Chinese mandarins are entering India’s markets early this season, competing closely with South African imports, and buyers are closely evaluating quality and price, says Bhavey Pilani of Fruitsify. “While volumes are still building, the market shows sensitivity to size, sweetness, and visible fruit condition as key buying factors.”
According to Pilani, this season’s mandarin arrivals from China have demonstrated strong sweetness levels with Brix values trending higher than usual, but there is one challenge: “Chinese mandarins typically have thin to medium peels, making them attractive but susceptible to bruising during transit.
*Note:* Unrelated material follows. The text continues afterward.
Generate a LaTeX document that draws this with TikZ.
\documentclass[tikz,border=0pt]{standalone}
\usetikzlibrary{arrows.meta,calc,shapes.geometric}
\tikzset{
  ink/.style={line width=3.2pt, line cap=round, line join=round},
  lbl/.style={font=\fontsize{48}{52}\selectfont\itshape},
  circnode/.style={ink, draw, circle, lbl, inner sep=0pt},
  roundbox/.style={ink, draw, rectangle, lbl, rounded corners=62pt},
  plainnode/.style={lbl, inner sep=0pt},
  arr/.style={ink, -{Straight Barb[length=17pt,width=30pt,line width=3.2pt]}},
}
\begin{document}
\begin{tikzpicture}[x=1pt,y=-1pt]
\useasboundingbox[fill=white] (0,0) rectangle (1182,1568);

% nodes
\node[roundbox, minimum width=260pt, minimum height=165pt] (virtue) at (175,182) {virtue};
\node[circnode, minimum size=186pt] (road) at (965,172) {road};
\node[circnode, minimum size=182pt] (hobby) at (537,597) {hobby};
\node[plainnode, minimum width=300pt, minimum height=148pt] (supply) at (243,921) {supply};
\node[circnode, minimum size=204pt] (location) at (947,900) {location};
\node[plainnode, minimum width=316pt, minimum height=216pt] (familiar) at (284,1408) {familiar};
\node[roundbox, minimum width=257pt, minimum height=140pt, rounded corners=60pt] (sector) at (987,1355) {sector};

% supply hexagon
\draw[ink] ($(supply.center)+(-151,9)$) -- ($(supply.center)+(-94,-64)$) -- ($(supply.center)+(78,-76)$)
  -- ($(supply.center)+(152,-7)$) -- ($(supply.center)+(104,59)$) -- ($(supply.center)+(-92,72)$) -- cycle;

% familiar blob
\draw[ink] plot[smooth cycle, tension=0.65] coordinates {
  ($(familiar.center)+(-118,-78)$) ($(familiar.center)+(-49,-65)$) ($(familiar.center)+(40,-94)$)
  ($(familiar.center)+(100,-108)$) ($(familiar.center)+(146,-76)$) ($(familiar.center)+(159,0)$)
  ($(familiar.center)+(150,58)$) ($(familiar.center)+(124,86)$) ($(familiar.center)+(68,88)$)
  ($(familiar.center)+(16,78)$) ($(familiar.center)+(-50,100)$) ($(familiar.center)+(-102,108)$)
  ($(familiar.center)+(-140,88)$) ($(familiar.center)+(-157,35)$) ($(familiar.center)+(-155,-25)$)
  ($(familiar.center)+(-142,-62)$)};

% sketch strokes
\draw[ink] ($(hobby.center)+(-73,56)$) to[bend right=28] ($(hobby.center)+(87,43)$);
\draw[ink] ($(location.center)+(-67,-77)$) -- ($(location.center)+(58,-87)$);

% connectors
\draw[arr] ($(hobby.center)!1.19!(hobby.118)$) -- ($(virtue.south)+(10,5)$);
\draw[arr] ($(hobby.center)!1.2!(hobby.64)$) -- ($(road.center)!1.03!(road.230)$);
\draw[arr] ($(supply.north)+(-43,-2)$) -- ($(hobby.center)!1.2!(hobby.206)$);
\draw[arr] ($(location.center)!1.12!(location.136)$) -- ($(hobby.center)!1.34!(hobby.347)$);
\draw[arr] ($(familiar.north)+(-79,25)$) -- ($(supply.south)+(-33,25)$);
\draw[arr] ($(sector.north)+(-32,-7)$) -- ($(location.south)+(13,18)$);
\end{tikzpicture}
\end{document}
Maintaining a strict cold chain and proper handling is critical.” Pilani explains that Chinese fruit sometimes exhibits superficial rind scuffing, greening, and occasional decay due to sorting quality, but tight sizing and careful culling help reduce rejection risks.
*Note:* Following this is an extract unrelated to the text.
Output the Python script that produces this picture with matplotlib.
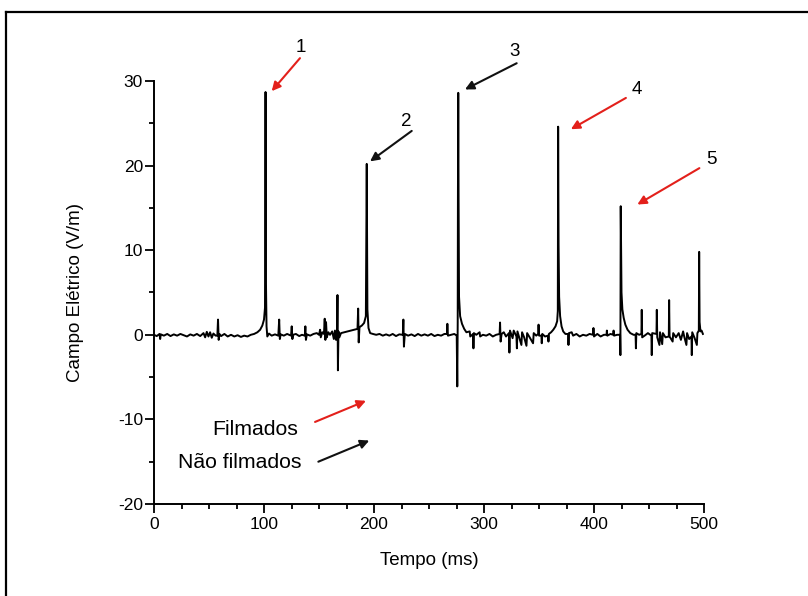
import matplotlib
matplotlib.use("Agg")
import matplotlib.pyplot as plt
from matplotlib.lines import Line2D
from matplotlib.ticker import MultipleLocator

plt.rcParams['font.family'] = ['Liberation Sans', 'DejaVu Sans']
plt.rcParams['axes.unicode_minus'] = False

# ---- trace vertices (time in ms, field in V/m) ----
tempo_ms = [
    0.0, 2.5, 5.0, 5.6, 6.2, 9, 12, 15, 18, 21, 24, 27, 30, 33, 36, 39, 42, 45, 46.5, 48,
    49.5, 51, 52.5, 54, 56, 57.6, 58.2, 58.8, 59.5, 61, 64, 67, 70, 73, 76, 79, 82, 85, 88, 91,
    94, 96.5, 98.5, 100, 100.9, 101.4, 101.8, 102.3, 103, 104.5, 107, 110, 113, 113.8, 114.4, 115.2,
    118, 121, 124.6, 125.2, 125.8, 126.5, 129, 132, 134.5, 137.1, 137.6, 138.1, 139, 142, 145, 148,
    150, 151, 151.6, 153, 154.5, 155.2, 155.8, 156.4, 157.1, 158.5, 160, 162, 163.5, 164.5, 165.5,
    166.4, 166.8, 167.2, 167.7, 168.5, 170, 173, 176, 179, 182, 185, 185.6, 186.1, 186.8, 189, 191,
    192.6, 193.4, 194, 195, 196.5, 199, 202, 205, 208, 211, 214, 217, 220, 223, 226.2, 226.7, 227.2,
    228, 231, 234, 237, 240, 243, 246, 249, 252, 255, 258, 261, 264, 266.3, 266.7, 267.2, 270, 273,
    275.2, 275.7, 276.1, 276.3, 276.6, 276.9, 277.3, 278.3, 280, 282, 284, 287, 287.5, 290.1, 290.4,
    290.8, 293, 296, 296.5, 299, 302, 305, 308, 311, 314.2, 314.6, 315.1, 316, 318, 320, 322.7, 323.1,
    323.6, 326, 327, 329.5, 329.9, 330.4, 332, 334, 334.6, 336.5, 338.6, 339.2, 341.5, 344.6, 345.2,
    347.5, 349.2, 349.6, 350.1, 352.2, 352.5, 353, 355.5, 358.3, 358.6, 359, 361, 363, 365, 366.5,
    367.1, 367.4, 367.8, 368.3, 369.2, 370.5, 372, 374, 376.5, 376.8, 377.2, 379.7, 381, 384, 387,
    390, 393, 396, 399.2, 399.5, 400, 403, 406, 409, 411.4, 411.7, 412.1, 415, 417.5, 417.8, 418.2,
    421, 423.7, 424.0, 424.3, 424.6, 425.0, 425.8, 427, 428.5, 430.5, 433, 436, 437.8, 438.1, 438.5,
    441, 443.1, 443.4, 443.8, 446, 449, 452.2, 452.5, 452.9, 456.8, 457.1, 457.5, 459.5, 460, 462,
    462.6, 465, 468.0, 468.3, 468.7, 471.5, 472, 474.5, 477, 479, 481, 482, 484, 484.6, 486.5, 488.6,
    488.9, 489.3, 491.5, 493.5, 494, 495.3, 495.6, 496, 496.8, 497.8, 499,
]
campo_vm = [
    0.0, -0.15, 0.1, -0.5, 0.05, -0.1, 0.1, -0.15, 0.05, -0.1, 0.1, -0.05, -0.2, 0.05, -0.1, 0.1, -0.15, 0.2, -0.3, 0.35,
    -0.2, 0.3, -0.35, 0.15, -0.1, -0.1, 1.8, -0.6, 0.1, -0.15, 0.1, -0.2, 0.0, -0.2, -0.05, -0.25, -0.1, -0.2, 0.0, 0.1,
    0.3, 0.6, 1.1, 1.8, 3.2, 28.7, 6.0, 1.0, -0.2, 0.15, -0.1, 0.05, -0.1, 1.8, -0.5, 0.05,
    -0.1, 0.1, -0.1, 1.0, -0.5, 0.0, 0.1, -0.15, 0.0, -0.1, 1.0, -0.6, 0.05, -0.1, 0.1, 0.2,
    0.0, 0.6, -0.3, 0.3, 0.1, 1.9, -0.6, 1.5, -0.3, 0.3, 0.0, 0.4, -0.5, 0.5, -0.6,
    0.3, 4.7, -4.2, 0.4, -0.3, 0.2, 0.3, 0.4, 0.5, 0.6, 0.7, 3.1, -0.9, 0.9, 1.1, 1.4,
    2.2, 20.2, 3.0, 0.8, 0.2, 0.1, 0.0, 0.1, -0.1, 0.05, -0.1, 0.1, -0.15, 0.05, 0.0, 1.8, -1.4,
    0.1, -0.1, 0.05, -0.15, 0.1, -0.1, 0.05, -0.1, 0.1, -0.15, 0.0, -0.1, 0.1, 0.1, 1.3, -0.1, 0.0, 0.1,
    -0.1, -6.1, 1.5, 16.5, 28.6, 16.0, 4.5, 2.2, 1.3, 0.7, 0.3, 0.4, -0.2, 0.1, -1.6,
    0.2, 0.0, 0.3, -0.2, 0.0, -0.1, 0.1, -0.2, 0.0, 0.1, 1.45, -0.8, 0.1, 0.3, -0.2, 0.2, -2.1,
    0.5, -0.4, 0.5, -0.2, -1.6, 0.4, -0.3, -1.2, 0.3, -0.3, -1.3, 0.2, -0.3, -1.0, 0.2,
    -0.1, 0.1, 1.2, -0.1, -0.1, -1.0, 0.1, -0.2, -0.1, -0.8, 0.1, 0.3, 0.6, 1.0, 1.6,
    2.8, 24.6, 10.6, 4.5, 2.2, 1.0, 0.4, 0.1, 0.1, -1.2, 0.2, 0.3, -0.1, 0.1, -0.2,
    0.0, -0.1, 0.1, 0.0, 0.8, -0.2, 0.1, -0.2, 0.0, 0.0, 0.5, -0.1, 0.1, 0.0, 0.5, -0.1,
    0.0, 0.0, -2.4, 15.2, 11.2, 5.0, 3.0, 2.0, 1.2, 0.6, 0.2, 0.0, 0.0, -1.6, 0.2,
    0.0, 0.1, 2.95, -0.3, -0.1, 0.2, -0.1, -2.4, 0.2, 0.1, 2.95, -0.3, -1.2, 0.3, -1.1,
    0.2, -0.3, -0.2, 4.1, -0.2, -0.8, 0.2, -0.3, 0.2, -0.6, 0.4, -0.2, -1.2, 0.2, -0.5, -0.2,
    -2.4, 0.3, -0.4, -1.2, 0.2, 0.5, 9.8, 1.5, 0.4, 0.5, 0.1,
]

# ---- numbered discharges: label, label position, arrow tail, arrow head, colour ----
rotulos = ['1', '2', '3', '4', '5']
rotulo_t = [133.6, 229.7, 328.0, 439.0, 507.0]
rotulo_e = [34.0, 25.2, 33.5, 29.0, 20.7]
cauda_t = [132.7, 234.3, 329.7, 429.0, 495.8]
cauda_e = [32.7, 24.1, 32.1, 28.0, 19.7]
ponta_t = [107.0, 196.4, 282.7, 379.0, 439.4]
ponta_e = [28.8, 20.5, 29.0, 24.3, 15.4]
filmado = [True, False, False, True, True]

legenda_textos = ['Filmados', 'Não filmados']
legenda_t = [91.8, 78.2]
legenda_e = [-11.2, -15.1]
legenda_cauda_t = [146.4, 149.4]
legenda_cauda_e = [-10.3, -15.0]
legenda_ponta_t = [192.7, 195.7]
legenda_ponta_e = [-7.8, -12.5]
legenda_filmado = [True, False]

VERMELHO = '#e3201b'
PRETO = '#111111'

fig = plt.figure(figsize=(8.08, 5.96), dpi=100)
ax = fig.add_axes([154 / 808, 1 - 504 / 596, 550 / 808, 423 / 596])

ax.plot(tempo_ms, campo_vm, color='black', lw=1.4, solid_joinstyle='round')

ax.set_xlim(0, 500)
ax.set_ylim(-20, 30)
ax.xaxis.set_major_locator(MultipleLocator(100))
ax.xaxis.set_minor_locator(MultipleLocator(25))
ax.yaxis.set_major_locator(MultipleLocator(10))
ax.yaxis.set_minor_locator(MultipleLocator(5))
ax.spines['top'].set_visible(False)
ax.spines['right'].set_visible(False)
for s in ('left', 'bottom'):
    ax.spines[s].set_linewidth(1.4)
ax.tick_params(which='major', direction='out', length=6.5, width=1.3, labelsize=12.5, color='black')
ax.tick_params(which='minor', direction='out', length=3.5, width=1.3)
ax.tick_params(axis='x', which='major', pad=3)
ax.tick_params(axis='y', which='major', pad=1.5)

ax.set_xlabel('Tempo (ms)', fontsize=13.5, labelpad=14)
ax.set_ylabel('Campo Elétrico (V/m)', fontsize=13.5, labelpad=24)

for i in range(len(rotulos)):
    cor = VERMELHO if filmado[i] else PRETO
    ax.annotate('', xy=(ponta_t[i], ponta_e[i]), xytext=(cauda_t[i], cauda_e[i]),
                arrowprops=dict(arrowstyle='-|>', color=cor, lw=1.5, mutation_scale=13,
                                shrinkA=0, shrinkB=0),
                annotation_clip=False)
    ax.text(rotulo_t[i], rotulo_e[i], rotulos[i], fontsize=13.5, ha='center', va='center',
            clip_on=False)

for i in range(len(legenda_textos)):
    cor = VERMELHO if legenda_filmado[i] else PRETO
    ax.text(legenda_t[i], legenda_e[i], legenda_textos[i], fontsize=15.3, ha='center', va='center')
    ax.annotate('', xy=(legenda_ponta_t[i], legenda_ponta_e[i]),
                xytext=(legenda_cauda_t[i], legenda_cauda_e[i]),
                arrowprops=dict(arrowstyle='-|>', color=cor, lw=1.5, mutation_scale=13,
                                shrinkA=0, shrinkB=0))

# outer frame (only left and top edges are inside the picture)
fig.add_artist(Line2D([6 / 808, 6 / 808], [0, 1 - 12 / 596], transform=fig.transFigure,
                      color='black', lw=1.6))
fig.add_artist(Line2D([6 / 808, 1], [1 - 12 / 596, 1 - 12 / 596], transform=fig.transFigure,
                      color='black', lw=1.6))

fig.savefig('out.png', dpi=100)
In terms of pricing, South African mandarins currently trade at around USD 18 to 20 per 10 kg carton in India’s wholesale markets, Pilani shares. “Chinese mandarins, still in the early season phase, are traditionally priced lower than their South African counterparts. But mandarin demand overall remains very strong. There is a noticeable shift from oranges to mandarins in consumer preference, which should be factored into category planning.”
Fruitsify sources mandarins from Chinese provinces including Guangxi, Fujian, Jiangxi, and Sichuan. “Guangxi leads in both production and volume stability, while Fujian and Jiangxi provide brightly colored, retail-friendly fruit. Indian buyers weigh landed costs, quality consistency, and shelf life carefully in origin selection. Because of their thin peel, Chinese mandarins need superior packaging and faster shipping to maintain quality upon arrival,” Pilani highlights.
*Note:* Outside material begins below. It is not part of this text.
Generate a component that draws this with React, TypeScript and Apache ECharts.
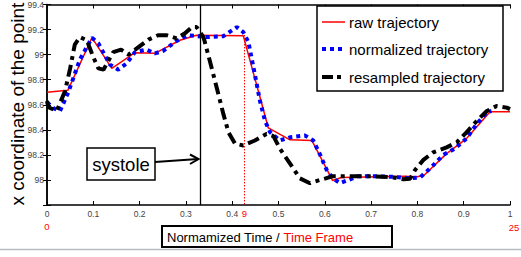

“Market feedback this year ranks South African and Australian mandarins as leaders in the premium retail segment with consistent quality and sizing. Chinese mandarins are favored for their early availability and competitive pricing, often considered the best value option in volume programs.”
Looking ahead, Pilani expects demand for high-quality retail mandarins to hold steady or increase slightly. Price fluctuations could arise from weather or logistical issues like port congestion. “Any supply slowdown from China could tighten availability and push prices upward, but steady imports will help keep prices moderate,” he concludes.